Assemblywoman Buffy Wicks had asked to be allowed to vote by proxy on a housing bill Monday, but her request was denied. The speaker of California’s State Assembly, Anthony Rendon, decided she would have to vote in person or not at all. Only those who are considered at higher risk of COVID-19 are allowed to have a legislative leader, a proxy, vote on their behalf, according to Assembly rules introduced in July. As a new mother, Wicks didn’t cut it in Rendon’s eyes.

Those who are pregnant are at an increased risk of getting COVID-19, according to the CDC. The agency doesn’t extend the same warning for people who’ve recently given birth, but postpartum complications could lead to other health issues that do put one at risk, writes Politico, which first reported on Wicks’ vote. Babies under two are at higher risk to contract the virus than older children, but it’s rare, according to the Mayo Clinic, a nonprofit medical center and research organization.  

“I was actually in the middle of feeding my daughter when this bill came up and I ran down on the floor today because I strongly believe we need to pass this bill. We are 3.5 million homes shy of where we need to be,” Wicks said, as her daughter cried in her arms. “And Elly agrees.”

“Please, please, please pass this bill, and I’m gonna go finish feeding my daughter.”

The bill didn’t make it. But another one the Democrat voted for on Monday did. That one would expand the state’s paid family leave program if signed by Gov.
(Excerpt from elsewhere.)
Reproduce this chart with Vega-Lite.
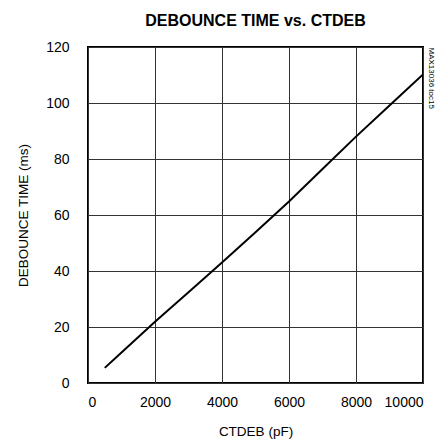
{
  "$schema": "https://vega.github.io/schema/vega-lite/v6.json",
  "width": 335,
  "height": 336,
  "autosize": "none",
  "padding": {"left": 88, "top": 47, "right": 25, "bottom": 61},
  "background": "white",
  "title": {
    "text": "DEBOUNCE TIME vs. CTDEB",
    "font": "Liberation Sans",
    "fontSize": 16,
    "fontWeight": "bold",
    "color": "black",
    "anchor": "middle",
    "offset": 11
  },
  "config": {
    "view": {"stroke": "black", "strokeWidth": 2},
    "axis": {
      "labelFont": "Liberation Sans",
      "titleFont": "Liberation Sans",
      "labelFontSize": 14,
      "titleFontSize": 13.5,
      "labelColor": "black",
      "titleColor": "black",
      "titleFontWeight": "normal",
      "gridColor": "#333333",
      "gridWidth": 1,
      "gridOpacity": 1,
      "ticks": false,
      "domain": false
    }
  },
  "data": {
    "values": [
      {"c": 500, "t": 5.4},
      {"c": 1000, "t": 10.9},
      {"c": 2000, "t": 21.9},
      {"c": 3000, "t": 32.4},
      {"c": 4000, "t": 43.0},
      {"c": 5000, "t": 53.8},
      {"c": 6000, "t": 64.8},
      {"c": 7000, "t": 76.4},
      {"c": 8000, "t": 88.0},
      {"c": 9000, "t": 99.1},
      {"c": 10000, "t": 110.2}
    ]
  },
  "layer": [
    {
      "mark": {"type": "line", "color": "black", "strokeWidth": 2, "clip": true},
      "encoding": {
        "x": {
          "field": "c", "type": "quantitative",
          "scale": {"domain": [0, 10000], "nice": false},
          "axis": {"values": [0, 2000, 4000, 6000, 8000, 10000], "title": "CTDEB (pF)", "labelPadding": 12, "titlePadding": 15, "format": "d"}
        },
        "y": {
          "field": "t", "type": "quantitative",
          "scale": {"domain": [0, 120], "nice": false},
          "axis": {"values": [0, 20, 40, 60, 80, 100, 120], "title": "DEBOUNCE TIME (ms)", "labelPadding": 19, "titlePadding": 15}
        }
      }
    },
    {
      "mark": {"type": "line", "strokeOpacity": 0},
      "encoding": {
        "x": {"field": "c", "type": "quantitative"},
        "y": {
          "field": "t", "type": "quantitative",
          "axis": {"orient": "right", "labels": false, "grid": false, "title": "MAX13036 toc15", "titleFontSize": 8, "titleFont": "Liberation Sans", "titleAngle": 90, "titleAnchor": "end", "titleAlign": "left", "titleBaseline": "bottom", "titlePadding": 3}
        }
      }
    }
  ],
  "resolve": {"axis": {"y": "independent"}}
}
Gavin Newsom. 

Rendon, a Democrat, was just following the Assembly’s rules, his spokesperson, Katie Talbot, told Politico in a statement. “The house resolution pertaining to proxy voting is very specific, in that only members at a higher risk from Covid-19 will be considered eligible for proxy voting,” she said. 

“This bar of eligibility was always intended to be high, to ensure the protection of our legislative process.”

Mashable reached out to Wicks’ and Rendon’s respective offices for comment but received no response by the time of publication.

As Wicks is being commended for showing up with her newborn to make the vote — even by Hillary Clinton, no less (Wicks supported her presidential run) — there’s a deeper frustration here. 

She shouldn’t have been forced to drive more than 80 miles from her Oakland home with her baby in tow to do it. She shouldn’t have had to stop feeding her one-month-old to run to the floor and vote. She shouldn’t have had to soothe a cranky baby as she pleaded with her colleagues. 

Compassion and workarounds for new parents with few childcare options available is already lacking in America. Add poor interpretations of coronavirus rules to the mix and you tie parents’ hands even further. Wicks is a symbol of bigger childcare issues, ones that have only been exacerbated by America’s messy and feeble response to the coronavirus. 

While Wicks wore a mask and patted her newborn in a striped blanket on the floor, Senate Republicans voted remotely after one of their members tested positive for coronavirus. Whether Wicks was at a higher risk was up to interpretation. She could’ve voted remotely, too. 

Just one man decided that she couldn’t.